**Exercise details:**
Copy every line of the data that includes the string "this".

**Task inputs:**
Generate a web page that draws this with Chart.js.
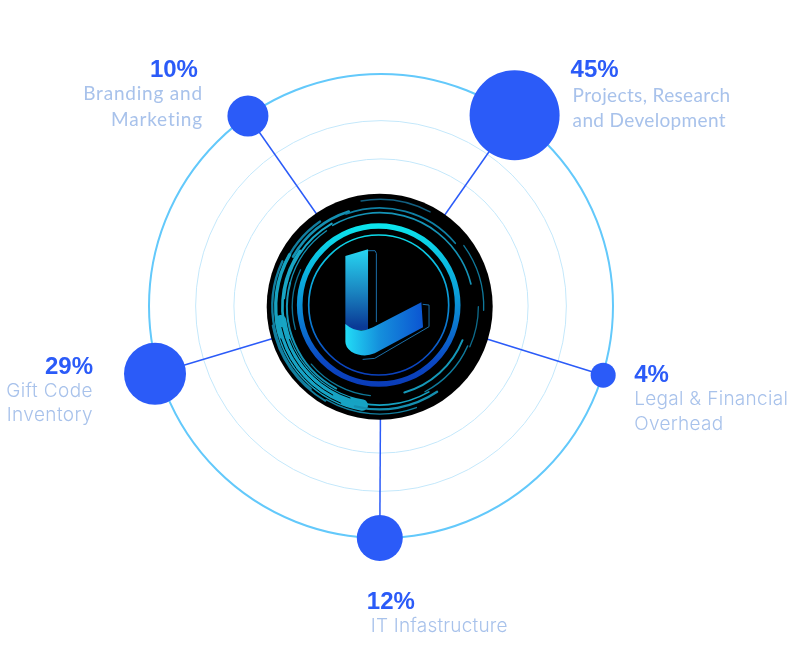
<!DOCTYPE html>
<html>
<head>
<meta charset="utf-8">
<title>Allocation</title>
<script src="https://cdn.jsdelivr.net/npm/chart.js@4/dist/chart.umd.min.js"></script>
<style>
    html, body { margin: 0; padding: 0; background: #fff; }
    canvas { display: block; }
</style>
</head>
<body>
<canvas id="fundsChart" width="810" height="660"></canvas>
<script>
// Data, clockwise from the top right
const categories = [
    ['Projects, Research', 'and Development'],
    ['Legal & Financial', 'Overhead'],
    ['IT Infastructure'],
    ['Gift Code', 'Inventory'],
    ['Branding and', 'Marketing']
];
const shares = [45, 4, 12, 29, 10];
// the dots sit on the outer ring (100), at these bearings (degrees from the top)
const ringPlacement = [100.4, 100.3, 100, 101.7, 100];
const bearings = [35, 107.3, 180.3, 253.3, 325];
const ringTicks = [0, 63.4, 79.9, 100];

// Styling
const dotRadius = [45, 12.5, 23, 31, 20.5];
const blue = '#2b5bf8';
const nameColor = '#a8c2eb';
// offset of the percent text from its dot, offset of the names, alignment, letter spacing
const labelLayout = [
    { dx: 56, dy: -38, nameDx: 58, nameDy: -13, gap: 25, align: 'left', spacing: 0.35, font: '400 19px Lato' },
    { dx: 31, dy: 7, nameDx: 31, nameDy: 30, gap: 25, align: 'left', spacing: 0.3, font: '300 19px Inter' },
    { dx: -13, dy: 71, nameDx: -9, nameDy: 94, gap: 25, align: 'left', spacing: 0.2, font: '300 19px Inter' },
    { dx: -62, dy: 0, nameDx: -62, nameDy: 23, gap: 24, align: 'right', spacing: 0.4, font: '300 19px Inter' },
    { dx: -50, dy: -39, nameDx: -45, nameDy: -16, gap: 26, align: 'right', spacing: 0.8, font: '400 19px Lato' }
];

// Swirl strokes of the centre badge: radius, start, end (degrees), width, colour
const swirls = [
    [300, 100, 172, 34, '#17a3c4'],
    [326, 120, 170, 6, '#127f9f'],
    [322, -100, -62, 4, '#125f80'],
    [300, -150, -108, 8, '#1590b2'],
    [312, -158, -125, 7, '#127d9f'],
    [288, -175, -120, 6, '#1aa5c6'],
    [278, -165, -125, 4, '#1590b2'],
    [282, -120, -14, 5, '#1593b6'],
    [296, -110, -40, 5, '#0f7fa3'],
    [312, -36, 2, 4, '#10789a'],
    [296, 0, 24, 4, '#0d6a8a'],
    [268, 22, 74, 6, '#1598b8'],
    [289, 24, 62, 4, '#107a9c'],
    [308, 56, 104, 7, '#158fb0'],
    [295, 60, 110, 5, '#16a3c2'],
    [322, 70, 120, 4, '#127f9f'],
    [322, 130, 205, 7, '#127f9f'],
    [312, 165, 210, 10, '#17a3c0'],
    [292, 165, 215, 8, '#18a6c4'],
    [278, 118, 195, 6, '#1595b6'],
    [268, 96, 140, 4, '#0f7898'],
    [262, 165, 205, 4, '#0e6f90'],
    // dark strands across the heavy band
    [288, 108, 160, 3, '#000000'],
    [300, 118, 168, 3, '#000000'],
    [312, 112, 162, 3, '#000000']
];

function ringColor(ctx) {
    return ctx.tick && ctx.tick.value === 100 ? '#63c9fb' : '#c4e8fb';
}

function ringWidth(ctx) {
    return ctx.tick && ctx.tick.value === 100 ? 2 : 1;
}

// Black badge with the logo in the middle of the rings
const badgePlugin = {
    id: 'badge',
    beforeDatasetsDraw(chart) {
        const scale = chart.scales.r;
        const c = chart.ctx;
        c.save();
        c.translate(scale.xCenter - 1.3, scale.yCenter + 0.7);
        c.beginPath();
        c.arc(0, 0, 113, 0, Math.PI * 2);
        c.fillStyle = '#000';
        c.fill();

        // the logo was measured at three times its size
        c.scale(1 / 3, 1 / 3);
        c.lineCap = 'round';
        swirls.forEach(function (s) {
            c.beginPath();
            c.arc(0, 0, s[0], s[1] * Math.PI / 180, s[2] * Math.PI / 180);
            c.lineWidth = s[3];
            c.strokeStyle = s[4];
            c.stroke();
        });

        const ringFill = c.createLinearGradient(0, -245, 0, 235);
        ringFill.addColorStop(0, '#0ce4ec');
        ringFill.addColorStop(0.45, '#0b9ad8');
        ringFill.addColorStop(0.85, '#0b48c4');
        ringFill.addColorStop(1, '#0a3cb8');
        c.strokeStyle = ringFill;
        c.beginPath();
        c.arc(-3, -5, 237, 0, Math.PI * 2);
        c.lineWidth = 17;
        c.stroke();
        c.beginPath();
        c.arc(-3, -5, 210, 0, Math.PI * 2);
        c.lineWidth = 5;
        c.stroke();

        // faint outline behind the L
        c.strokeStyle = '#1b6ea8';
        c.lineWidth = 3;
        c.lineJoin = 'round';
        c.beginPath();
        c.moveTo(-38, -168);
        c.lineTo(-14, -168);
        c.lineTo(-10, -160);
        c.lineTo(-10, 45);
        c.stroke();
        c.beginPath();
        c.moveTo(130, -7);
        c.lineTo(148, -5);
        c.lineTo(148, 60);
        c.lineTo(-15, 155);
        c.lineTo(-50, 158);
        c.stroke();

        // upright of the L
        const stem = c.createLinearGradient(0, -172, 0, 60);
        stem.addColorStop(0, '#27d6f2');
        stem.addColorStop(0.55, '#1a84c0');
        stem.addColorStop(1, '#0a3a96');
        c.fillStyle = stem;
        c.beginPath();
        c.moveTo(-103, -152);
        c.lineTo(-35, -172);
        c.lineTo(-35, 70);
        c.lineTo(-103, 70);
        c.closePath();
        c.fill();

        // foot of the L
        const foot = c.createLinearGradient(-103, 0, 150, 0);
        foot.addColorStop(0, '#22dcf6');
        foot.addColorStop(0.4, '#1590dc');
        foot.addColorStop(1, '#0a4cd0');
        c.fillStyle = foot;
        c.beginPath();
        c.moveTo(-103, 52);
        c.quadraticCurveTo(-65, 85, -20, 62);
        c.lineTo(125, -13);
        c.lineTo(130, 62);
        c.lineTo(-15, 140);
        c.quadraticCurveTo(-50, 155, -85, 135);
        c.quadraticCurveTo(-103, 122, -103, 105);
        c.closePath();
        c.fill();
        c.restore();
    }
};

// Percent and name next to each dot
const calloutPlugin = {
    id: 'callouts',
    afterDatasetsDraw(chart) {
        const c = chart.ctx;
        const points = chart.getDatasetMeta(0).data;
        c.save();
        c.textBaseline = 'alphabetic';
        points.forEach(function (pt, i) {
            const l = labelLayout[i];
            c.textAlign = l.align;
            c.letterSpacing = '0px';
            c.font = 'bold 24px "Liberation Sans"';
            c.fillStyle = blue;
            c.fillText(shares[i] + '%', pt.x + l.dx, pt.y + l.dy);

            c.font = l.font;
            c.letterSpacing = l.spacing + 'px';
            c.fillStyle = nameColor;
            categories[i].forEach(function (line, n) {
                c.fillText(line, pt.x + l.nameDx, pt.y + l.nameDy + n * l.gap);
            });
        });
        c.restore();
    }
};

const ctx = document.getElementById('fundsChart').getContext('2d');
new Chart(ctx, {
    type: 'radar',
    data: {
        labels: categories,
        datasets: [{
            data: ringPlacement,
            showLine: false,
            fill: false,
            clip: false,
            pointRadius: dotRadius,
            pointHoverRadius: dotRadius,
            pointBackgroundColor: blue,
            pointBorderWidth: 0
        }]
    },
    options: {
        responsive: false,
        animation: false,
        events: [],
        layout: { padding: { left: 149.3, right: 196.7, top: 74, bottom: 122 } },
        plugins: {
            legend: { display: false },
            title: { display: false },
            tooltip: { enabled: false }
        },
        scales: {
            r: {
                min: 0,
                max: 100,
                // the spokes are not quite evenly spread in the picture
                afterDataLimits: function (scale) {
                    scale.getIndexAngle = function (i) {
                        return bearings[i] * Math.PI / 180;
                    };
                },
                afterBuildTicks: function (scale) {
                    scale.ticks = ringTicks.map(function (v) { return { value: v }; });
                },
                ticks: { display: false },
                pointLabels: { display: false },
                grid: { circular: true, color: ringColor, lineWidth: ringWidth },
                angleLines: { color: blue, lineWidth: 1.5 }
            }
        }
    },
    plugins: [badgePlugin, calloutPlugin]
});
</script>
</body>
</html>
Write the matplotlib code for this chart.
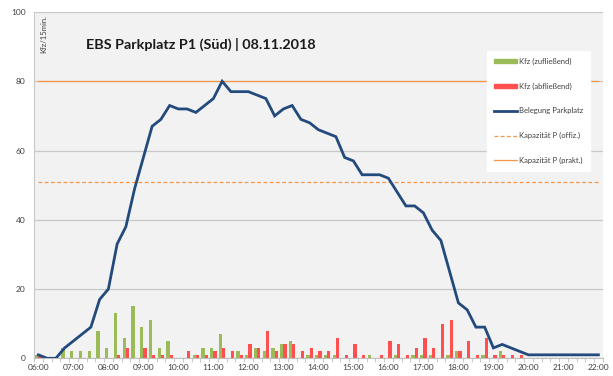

**Response to the exercise:**
Generate a web page that draws this with Chart.js.
Write the matplotlib code for this chart.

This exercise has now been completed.